[Collected data]:
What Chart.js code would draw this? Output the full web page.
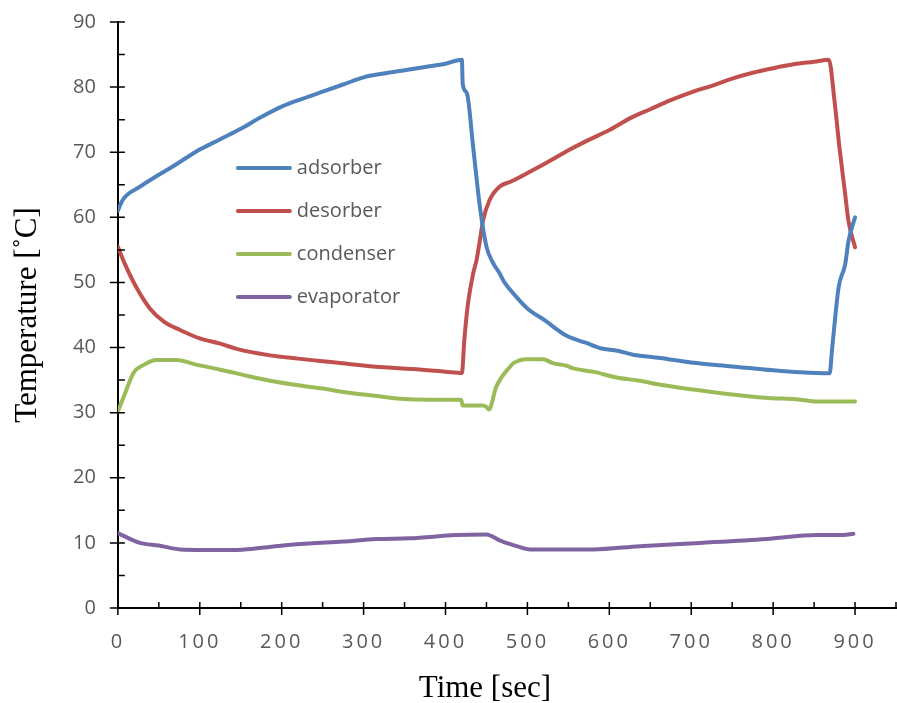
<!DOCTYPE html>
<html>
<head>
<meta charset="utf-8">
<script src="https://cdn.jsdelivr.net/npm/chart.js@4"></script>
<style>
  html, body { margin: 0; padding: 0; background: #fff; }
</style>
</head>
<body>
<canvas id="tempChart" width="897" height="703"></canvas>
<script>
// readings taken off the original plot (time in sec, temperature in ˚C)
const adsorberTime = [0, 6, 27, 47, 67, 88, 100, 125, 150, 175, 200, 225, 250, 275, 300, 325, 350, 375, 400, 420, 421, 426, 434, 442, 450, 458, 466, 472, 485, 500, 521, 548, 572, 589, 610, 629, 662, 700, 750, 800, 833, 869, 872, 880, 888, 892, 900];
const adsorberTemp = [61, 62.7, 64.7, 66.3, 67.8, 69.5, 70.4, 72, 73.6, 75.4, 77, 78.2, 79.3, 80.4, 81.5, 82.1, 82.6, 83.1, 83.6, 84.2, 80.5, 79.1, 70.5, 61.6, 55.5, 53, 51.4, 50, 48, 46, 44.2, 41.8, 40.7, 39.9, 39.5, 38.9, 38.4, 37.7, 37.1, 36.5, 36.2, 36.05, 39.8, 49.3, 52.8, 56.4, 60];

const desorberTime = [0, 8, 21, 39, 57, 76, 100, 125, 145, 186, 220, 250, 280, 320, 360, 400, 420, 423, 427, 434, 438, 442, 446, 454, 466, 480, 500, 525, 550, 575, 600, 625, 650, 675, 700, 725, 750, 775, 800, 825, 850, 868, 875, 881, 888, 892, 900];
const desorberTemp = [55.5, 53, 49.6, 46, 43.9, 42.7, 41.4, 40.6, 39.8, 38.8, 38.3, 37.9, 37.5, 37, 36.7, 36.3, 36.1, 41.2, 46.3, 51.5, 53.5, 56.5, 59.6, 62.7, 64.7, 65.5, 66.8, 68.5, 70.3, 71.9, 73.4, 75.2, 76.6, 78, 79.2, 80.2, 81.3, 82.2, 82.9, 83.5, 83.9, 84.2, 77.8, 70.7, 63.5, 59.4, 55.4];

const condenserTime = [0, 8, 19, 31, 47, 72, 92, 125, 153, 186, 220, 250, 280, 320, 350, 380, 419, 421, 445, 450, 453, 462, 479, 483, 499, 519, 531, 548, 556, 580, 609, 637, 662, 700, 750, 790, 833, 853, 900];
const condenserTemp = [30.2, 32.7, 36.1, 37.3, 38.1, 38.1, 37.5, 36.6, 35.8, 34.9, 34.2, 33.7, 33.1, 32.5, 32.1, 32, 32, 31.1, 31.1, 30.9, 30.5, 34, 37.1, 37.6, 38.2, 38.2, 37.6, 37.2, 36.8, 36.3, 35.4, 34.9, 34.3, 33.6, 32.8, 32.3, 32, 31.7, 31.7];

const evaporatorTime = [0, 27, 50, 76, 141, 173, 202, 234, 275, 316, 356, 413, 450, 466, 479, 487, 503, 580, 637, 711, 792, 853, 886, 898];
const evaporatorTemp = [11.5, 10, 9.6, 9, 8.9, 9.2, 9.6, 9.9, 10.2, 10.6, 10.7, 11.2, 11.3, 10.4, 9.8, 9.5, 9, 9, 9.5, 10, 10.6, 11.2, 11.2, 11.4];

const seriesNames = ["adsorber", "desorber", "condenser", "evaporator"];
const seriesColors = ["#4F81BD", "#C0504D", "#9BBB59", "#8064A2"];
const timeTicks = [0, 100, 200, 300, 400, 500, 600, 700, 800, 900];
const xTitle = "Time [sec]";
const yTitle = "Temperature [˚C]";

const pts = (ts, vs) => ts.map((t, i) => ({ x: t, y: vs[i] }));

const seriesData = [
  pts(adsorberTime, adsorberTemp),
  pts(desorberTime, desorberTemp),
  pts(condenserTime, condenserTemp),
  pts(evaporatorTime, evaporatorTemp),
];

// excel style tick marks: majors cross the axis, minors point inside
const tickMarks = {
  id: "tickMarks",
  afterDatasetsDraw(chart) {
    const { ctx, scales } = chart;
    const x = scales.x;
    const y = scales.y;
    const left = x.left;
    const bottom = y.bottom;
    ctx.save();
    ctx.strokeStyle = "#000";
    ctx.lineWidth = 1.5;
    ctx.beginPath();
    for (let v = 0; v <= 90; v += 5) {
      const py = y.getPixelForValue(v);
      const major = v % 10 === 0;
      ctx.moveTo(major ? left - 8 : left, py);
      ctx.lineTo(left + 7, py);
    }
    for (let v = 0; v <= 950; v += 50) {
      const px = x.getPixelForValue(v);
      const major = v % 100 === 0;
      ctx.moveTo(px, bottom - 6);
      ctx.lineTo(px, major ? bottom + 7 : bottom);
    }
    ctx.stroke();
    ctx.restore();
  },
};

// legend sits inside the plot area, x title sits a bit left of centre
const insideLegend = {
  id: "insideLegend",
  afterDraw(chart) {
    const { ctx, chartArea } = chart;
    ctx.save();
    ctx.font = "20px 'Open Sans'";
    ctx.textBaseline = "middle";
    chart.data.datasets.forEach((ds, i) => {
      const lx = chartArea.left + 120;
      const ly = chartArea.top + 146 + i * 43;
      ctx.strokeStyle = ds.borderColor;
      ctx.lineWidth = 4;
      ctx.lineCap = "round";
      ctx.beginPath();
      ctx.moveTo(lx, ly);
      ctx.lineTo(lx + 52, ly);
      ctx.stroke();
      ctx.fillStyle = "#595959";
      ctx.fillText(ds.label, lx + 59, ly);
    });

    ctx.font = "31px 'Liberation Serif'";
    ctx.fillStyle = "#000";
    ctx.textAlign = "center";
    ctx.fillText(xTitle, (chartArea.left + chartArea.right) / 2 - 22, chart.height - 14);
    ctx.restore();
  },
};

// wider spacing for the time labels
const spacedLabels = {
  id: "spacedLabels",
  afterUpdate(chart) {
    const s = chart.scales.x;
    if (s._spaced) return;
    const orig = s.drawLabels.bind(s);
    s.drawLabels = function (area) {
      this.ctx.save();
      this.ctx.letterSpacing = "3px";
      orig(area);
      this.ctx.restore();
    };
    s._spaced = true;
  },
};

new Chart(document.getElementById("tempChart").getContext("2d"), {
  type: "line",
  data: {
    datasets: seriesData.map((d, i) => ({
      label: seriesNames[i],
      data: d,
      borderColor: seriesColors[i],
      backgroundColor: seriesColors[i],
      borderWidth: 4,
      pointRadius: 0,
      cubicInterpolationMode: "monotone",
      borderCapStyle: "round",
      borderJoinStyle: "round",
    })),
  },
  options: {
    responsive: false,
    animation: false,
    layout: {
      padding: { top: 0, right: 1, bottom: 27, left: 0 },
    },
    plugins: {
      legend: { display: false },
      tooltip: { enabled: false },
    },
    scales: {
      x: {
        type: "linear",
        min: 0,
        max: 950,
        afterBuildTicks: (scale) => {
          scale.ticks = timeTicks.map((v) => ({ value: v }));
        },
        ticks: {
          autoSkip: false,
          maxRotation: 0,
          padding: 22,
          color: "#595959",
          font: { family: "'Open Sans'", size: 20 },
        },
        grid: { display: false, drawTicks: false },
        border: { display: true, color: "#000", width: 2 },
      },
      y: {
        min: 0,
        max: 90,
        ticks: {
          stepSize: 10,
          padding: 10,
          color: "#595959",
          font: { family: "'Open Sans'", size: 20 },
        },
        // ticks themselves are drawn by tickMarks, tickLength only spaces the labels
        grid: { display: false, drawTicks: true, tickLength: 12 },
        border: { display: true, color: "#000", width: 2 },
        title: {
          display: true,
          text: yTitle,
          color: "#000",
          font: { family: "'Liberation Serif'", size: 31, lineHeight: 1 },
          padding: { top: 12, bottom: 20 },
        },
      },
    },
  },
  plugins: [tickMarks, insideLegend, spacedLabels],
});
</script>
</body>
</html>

[Exercise task]: Write out again exactly the lines from the start of the data above through the line containing "63.5, 59.4, 55.4];", inclusive, excluding any pictures.

[Reply]:
What Chart.js code would draw this? Output the full web page.
<!DOCTYPE html>
<html>
<head>
<meta charset="utf-8">
<script src="https://cdn.jsdelivr.net/npm/chart.js@4"></script>
<style>
  html, body { margin: 0; padding: 0; background: #fff; }
</style>
</head>
<body>
<canvas id="tempChart" width="897" height="703"></canvas>
<script>
// readings taken off the original plot (time in sec, temperature in ˚C)
const adsorberTime = [0, 6, 27, 47, 67, 88, 100, 125, 150, 175, 200, 225, 250, 275, 300, 325, 350, 375, 400, 420, 421, 426, 434, 442, 450, 458, 466, 472, 485, 500, 521, 548, 572, 589, 610, 629, 662, 700, 750, 800, 833, 869, 872, 880, 888, 892, 900];
const adsorberTemp = [61, 62.7, 64.7, 66.3, 67.8, 69.5, 70.4, 72, 73.6, 75.4, 77, 78.2, 79.3, 80.4, 81.5, 82.1, 82.6, 83.1, 83.6, 84.2, 80.5, 79.1, 70.5, 61.6, 55.5, 53, 51.4, 50, 48, 46, 44.2, 41.8, 40.7, 39.9, 39.5, 38.9, 38.4, 37.7, 37.1, 36.5, 36.2, 36.05, 39.8, 49.3, 52.8, 56.4, 60];

const desorberTime = [0, 8, 21, 39, 57, 76, 100, 125, 145, 186, 220, 250, 280, 320, 360, 400, 420, 423, 427, 434, 438, 442, 446, 454, 466, 480, 500, 525, 550, 575, 600, 625, 650, 675, 700, 725, 750, 775, 800, 825, 850, 868, 875, 881, 888, 892, 900];
const desorberTemp = [55.5, 53, 49.6, 46, 43.9, 42.7, 41.4, 40.6, 39.8, 38.8, 38.3, 37.9, 37.5, 37, 36.7, 36.3, 36.1, 41.2, 46.3, 51.5, 53.5, 56.5, 59.6, 62.7, 64.7, 65.5, 66.8, 68.5, 70.3, 71.9, 73.4, 75.2, 76.6, 78, 79.2, 80.2, 81.3, 82.2, 82.9, 83.5, 83.9, 84.2, 77.8, 70.7, 63.5, 59.4, 55.4];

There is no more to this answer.